Please retype the records below exactly, leaving out any pictures.

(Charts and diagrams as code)
[Start]

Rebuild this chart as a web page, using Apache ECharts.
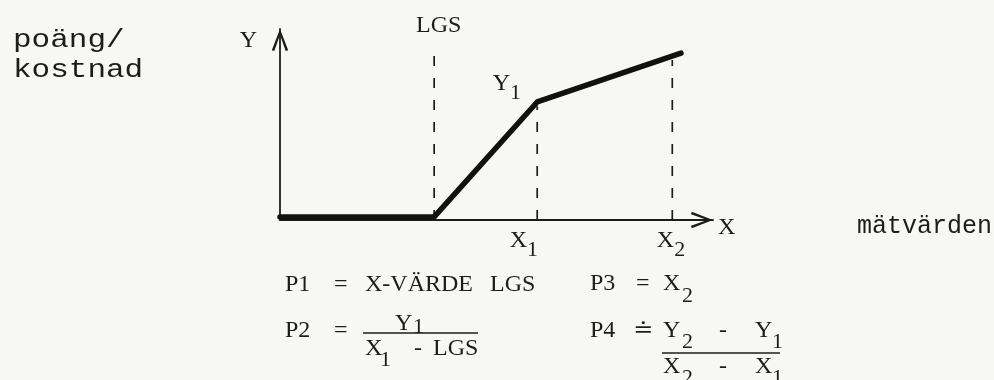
<!DOCTYPE html>
<html>
<head>
<meta charset="utf-8">
<script src="https://cdn.jsdelivr.net/npm/echarts@6/dist/echarts.min.js"></script>
<style>
  html, body { margin: 0; padding: 0; background: #f7f7f5; }
  #chart { width: 994px; height: 380px; }
</style>
</head>
<body>
<div id="chart"></div>
<script>
// Breakpoints of the piecewise-linear score function (axis units 0-100)
const knotNames = ['', 'LGS', 'X1', 'X2'];
const knotX = [0, 35.6, 59.4, 92.6];
const knotY = [1.6, 1.6, 61.8, 87.4];
// Dashed guides: position on X and upper end on Y
const guideNames = ['LGS', 'X1', 'X2'];
const guideX = [35.6, 59.4, 90.6];
const guideTop = [86.4, 59.5, 83.8];

const SERIF = "'Liberation Serif', 'DejaVu Serif', serif";
const MONO = "'Liberation Mono', 'DejaVu Sans Mono', monospace";
const INK = '#1c1c1c';

// main glyphs and lowered indices
const rich = {
  m: { fontFamily: SERIF, fontSize: 24, color: INK, lineHeight: 24 },
  s: { fontFamily: SERIF, fontSize: 22, color: INK, lineHeight: 24, padding: [20, 0, 0, 0] }
};

// Open chevron used as the axis arrow head (points up, rotated by the axis)
const chevron = 'path://M0,22 L8.5,0 L17,22 L14.4,22.8 L8.5,6 L2.6,22.8 Z';

const curve = knotX.map((x, i) => {
  const item = { value: [x, knotY[i]] };
  if (knotNames[i] === 'X1') {
    item.label = {
      show: true, position: [-44, -18], align: 'left', verticalAlign: 'middle',
      formatter: '{m|Y}{s|1}', rich: rich
    };
  }
  return item;
});

const guideSeries = guideX.map((x, i) => {
  const name = guideNames[i];
  const bottom = { value: [x, 0] };
  const top = { value: [x, guideTop[i]] };
  if (name === 'LGS') {
    top.label = {
      show: true, position: [5, -29], align: 'center', verticalAlign: 'middle',
      formatter: '{m|LGS}', rich: rich
    };
  } else {
    bottom.label = {
      show: true, position: [name === 'X1' ? -27 : -15, 21], align: 'left', verticalAlign: 'middle',
      formatter: '{m|X}{s|' + name.slice(1) + '}', rich: rich
    };
  }
  return {
    type: 'line',
    name: name,
    data: [bottom, top],
    symbol: 'circle',
    symbolSize: 1,
    itemStyle: { color: 'transparent' },
    lineStyle: { color: INK, width: 1.7, type: [10, 12] },
    silent: true,
    z: 1
  };
});

// Formula block under the chart: [text, left, middle, isIndex]
const formula = [
  ['P1', 285, 284.5], ['=', 334, 284.5], ['X-VÄRDE', 365, 284.5], ['LGS', 490, 284.5],
  ['P3', 590, 283.5], ['=', 636, 283.5], ['X', 663, 283.5], ['2', 682, 296, true],

  ['P2', 285, 331], ['=', 334, 331],
  ['Y', 395, 324], ['1', 413, 327, true],
  ['X', 365, 349], ['1', 380, 360, true], ['-', 414, 349], ['LGS', 433, 349],

  ['P4', 590, 331], ['≐', 633, 331],
  ['Y', 663, 331], ['2', 682, 342, true], ['-', 719, 331], ['Y', 755, 331], ['1', 772, 342, true],
  ['X', 663, 367], ['2', 682, 378, true], ['-', 719, 367], ['X', 755, 367], ['1', 772, 378, true]
];
// fraction bars [x1, x2, y]
const bars = [[363, 478, 333], [662, 780, 353]];

// typewritten captions: wide pitch, so the mono face is stretched horizontally
const typed = (txt, x, y, size, stretch) => ({
  type: 'text', x: x, y: y, scaleX: stretch,
  style: { text: txt, font: size + 'px ' + MONO, fill: INK, verticalAlign: 'middle' }
});

const graphics = [
  typed('poäng/', 13, 40.5, 25, 1.24),
  typed('kostnad', 13, 70.5, 25, 1.24),
  typed('mätvärden', 857, 226, 25, 1)
];
formula.forEach(([txt, x, y, isIndex]) => {
  graphics.push({
    type: 'text', x: x, y: y,
    style: {
      text: txt, fill: INK, align: 'left', verticalAlign: 'middle',
      font: (isIndex ? '22px ' : '24px ') + SERIF
    }
  });
});
bars.forEach(([x1, x2, y]) => {
  graphics.push({ type: 'line', shape: { x1: x1, y1: y, x2: x2, y2: y }, style: { stroke: INK, lineWidth: 1.7 } });
});

const axisCommon = {
  type: 'value', min: 0, max: 100,
  axisTick: { show: false }, axisLabel: { show: false }, splitLine: { show: false }
};

const chart = echarts.init(document.getElementById('chart'), null, { renderer: 'canvas' });
chart.setOption({
  backgroundColor: '#f7f7f5',
  animation: false,
  grid: { left: 280, right: 281, top: 29, bottom: 160 },
  xAxis: Object.assign({}, axisCommon, {
    name: 'X', nameGap: 5,
    nameTextStyle: { fontFamily: SERIF, fontSize: 24, color: INK, align: 'left', verticalAlign: 'top', padding: [-4, 0, 0, 0] },
    axisLine: { lineStyle: { color: INK, width: 1.8 }, symbol: ['none', chevron], symbolSize: [17, 22], symbolOffset: [0, -11] }
  }),
  yAxis: Object.assign({}, axisCommon, {
    name: 'Y', nameGap: 0,
    nameTextStyle: { fontFamily: SERIF, fontSize: 24, color: INK, align: 'right', verticalAlign: 'top', padding: [0, 23, 0, 0] },
    axisLine: { lineStyle: { color: INK, width: 1.8 }, symbol: ['none', chevron], symbolSize: [17, 22], symbolOffset: [0, -11] }
  }),
  series: [
    {
      type: 'line',
      name: 'poäng',
      data: curve,
      symbol: 'circle',
      symbolSize: 1,
      itemStyle: { color: 'transparent' },
      lineStyle: { color: '#111', width: 5.5, cap: 'round', join: 'round' },
      z: 3
    }
  ].concat(guideSeries),
  graphic: graphics
});
</script>
</body>
</html>
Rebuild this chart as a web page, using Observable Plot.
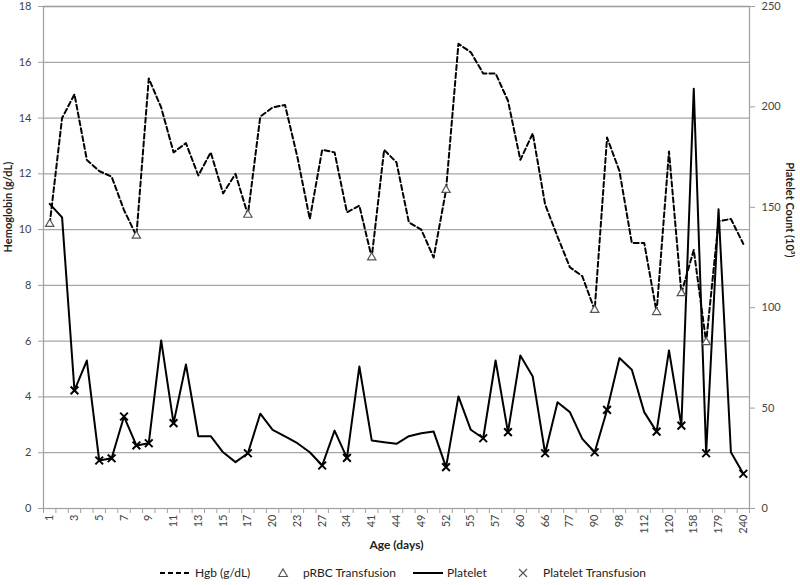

[End]

» **Exercise solution**
Rebuild this chart as a web page, using Apache ECharts.
<!DOCTYPE html>
<html>
<head>
<meta charset="utf-8">
<script src="https://cdn.jsdelivr.net/npm/echarts@6/dist/echarts.min.js"></script>
<style>
  html, body { margin: 0; padding: 0; background: #f7f7f5; }
  #chart { width: 994px; height: 380px; }
</style>
</head>
<body>
<div id="chart"></div>
<script>
// Breakpoints of the piecewise-linear score function (axis units 0-100)
const knotNames = ['', 'LGS', 'X1', 'X2'];
const knotX = [0, 35.6, 59.4, 92.6];
const knotY = [1.6, 1.6, 61.8, 87.4];
// Dashed guides: position on X and upper end on Y
const guideNames = ['LGS', 'X1', 'X2'];
const guideX = [35.6, 59.4, 90.6];
const guideTop = [86.4, 59.5, 83.8];

const SERIF = "'Liberation Serif', 'DejaVu Serif', serif";
const MONO = "'Liberation Mono', 'DejaVu Sans Mono', monospace";
const INK = '#1c1c1c';

// main glyphs and lowered indices
const rich = {
  m: { fontFamily: SERIF, fontSize: 24, color: INK, lineHeight: 24 },
  s: { fontFamily: SERIF, fontSize: 22, color: INK, lineHeight: 24, padding: [20, 0, 0, 0] }
};

// Open chevron used as the axis arrow head (points up, rotated by the axis)
const chevron = 'path://M0,22 L8.5,0 L17,22 L14.4,22.8 L8.5,6 L2.6,22.8 Z';

const curve = knotX.map((x, i) => {
  const item = { value: [x, knotY[i]] };
  if (knotNames[i] === 'X1') {
    item.label = {
      show: true, position: [-44, -18], align: 'left', verticalAlign: 'middle',
      formatter: '{m|Y}{s|1}', rich: rich
    };
  }
  return item;
});

const guideSeries = guideX.map((x, i) => {
  const name = guideNames[i];
  const bottom = { value: [x, 0] };
  const top = { value: [x, guideTop[i]] };
  if (name === 'LGS') {
    top.label = {
      show: true, position: [5, -29], align: 'center', verticalAlign: 'middle',
      formatter: '{m|LGS}', rich: rich
    };
  } else {
    bottom.label = {
      show: true, position: [name === 'X1' ? -27 : -15, 21], align: 'left', verticalAlign: 'middle',
      formatter: '{m|X}{s|' + name.slice(1) + '}', rich: rich
    };
  }
  return {
    type: 'line',
    name: name,
    data: [bottom, top],
    symbol: 'circle',
    symbolSize: 1,
    itemStyle: { color: 'transparent' },
    lineStyle: { color: INK, width: 1.7, type: [10, 12] },
    silent: true,
    z: 1
  };
});

// Formula block under the chart: [text, left, middle, isIndex]
const formula = [
  ['P1', 285, 284.5], ['=', 334, 284.5], ['X-VÄRDE', 365, 284.5], ['LGS', 490, 284.5],
  ['P3', 590, 283.5], ['=', 636, 283.5], ['X', 663, 283.5], ['2', 682, 296, true],

  ['P2', 285, 331], ['=', 334, 331],
  ['Y', 395, 324], ['1', 413, 327, true],
  ['X', 365, 349], ['1', 380, 360, true], ['-', 414, 349], ['LGS', 433, 349],

  ['P4', 590, 331], ['≐', 633, 331],
  ['Y', 663, 331], ['2', 682, 342, true], ['-', 719, 331], ['Y', 755, 331], ['1', 772, 342, true],
  ['X', 663, 367], ['2', 682, 378, true], ['-', 719, 367], ['X', 755, 367], ['1', 772, 378, true]
];
// fraction bars [x1, x2, y]
const bars = [[363, 478, 333], [662, 780, 353]];

// typewritten captions: wide pitch, so the mono face is stretched horizontally
const typed = (txt, x, y, size, stretch) => ({
  type: 'text', x: x, y: y, scaleX: stretch,
  style: { text: txt, font: size + 'px ' + MONO, fill: INK, verticalAlign: 'middle' }
});

const graphics = [
  typed('poäng/', 13, 40.5, 25, 1.24),
  typed('kostnad', 13, 70.5, 25, 1.24),
  typed('mätvärden', 857, 226, 25, 1)
];
formula.forEach(([txt, x, y, isIndex]) => {
  graphics.push({
    type: 'text', x: x, y: y,
    style: {
      text: txt, fill: INK, align: 'left', verticalAlign: 'middle',
      font: (isIndex ? '22px ' : '24px ') + SERIF
    }
  });
});
bars.forEach(([x1, x2, y]) => {
  graphics.push({ type: 'line', shape: { x1: x1, y1: y, x2: x2, y2: y }, style: { stroke: INK, lineWidth: 1.7 } });
});

const axisCommon = {
  type: 'value', min: 0, max: 100,
  axisTick: { show: false }, axisLabel: { show: false }, splitLine: { show: false }
};

const chart = echarts.init(document.getElementById('chart'), null, { renderer: 'canvas' });
chart.setOption({
  backgroundColor: '#f7f7f5',
  animation: false,
  grid: { left: 280, right: 281, top: 29, bottom: 160 },
  xAxis: Object.assign({}, axisCommon, {
    name: 'X', nameGap: 5,
    nameTextStyle: { fontFamily: SERIF, fontSize: 24, color: INK, align: 'left', verticalAlign: 'top', padding: [-4, 0, 0, 0] },
    axisLine: { lineStyle: { color: INK, width: 1.8 }, symbol: ['none', chevron], symbolSize: [17, 22], symbolOffset: [0, -11] }
  }),
  yAxis: Object.assign({}, axisCommon, {
    name: 'Y', nameGap: 0,
    nameTextStyle: { fontFamily: SERIF, fontSize: 24, color: INK, align: 'right', verticalAlign: 'top', padding: [0, 23, 0, 0] },
    axisLine: { lineStyle: { color: INK, width: 1.8 }, symbol: ['none', chevron], symbolSize: [17, 22], symbolOffset: [0, -11] }
  }),
  series: [
    {
      type: 'line',
      name: 'poäng',
      data: curve,
      symbol: 'circle',
      symbolSize: 1,
      itemStyle: { color: 'transparent' },
      lineStyle: { color: '#111', width: 5.5, cap: 'round', join: 'round' },
      z: 3
    }
  ].concat(guideSeries),
  graphic: graphics
});
</script>
</body>
</html>
Rebuild this chart as a web page, using Observable Plot.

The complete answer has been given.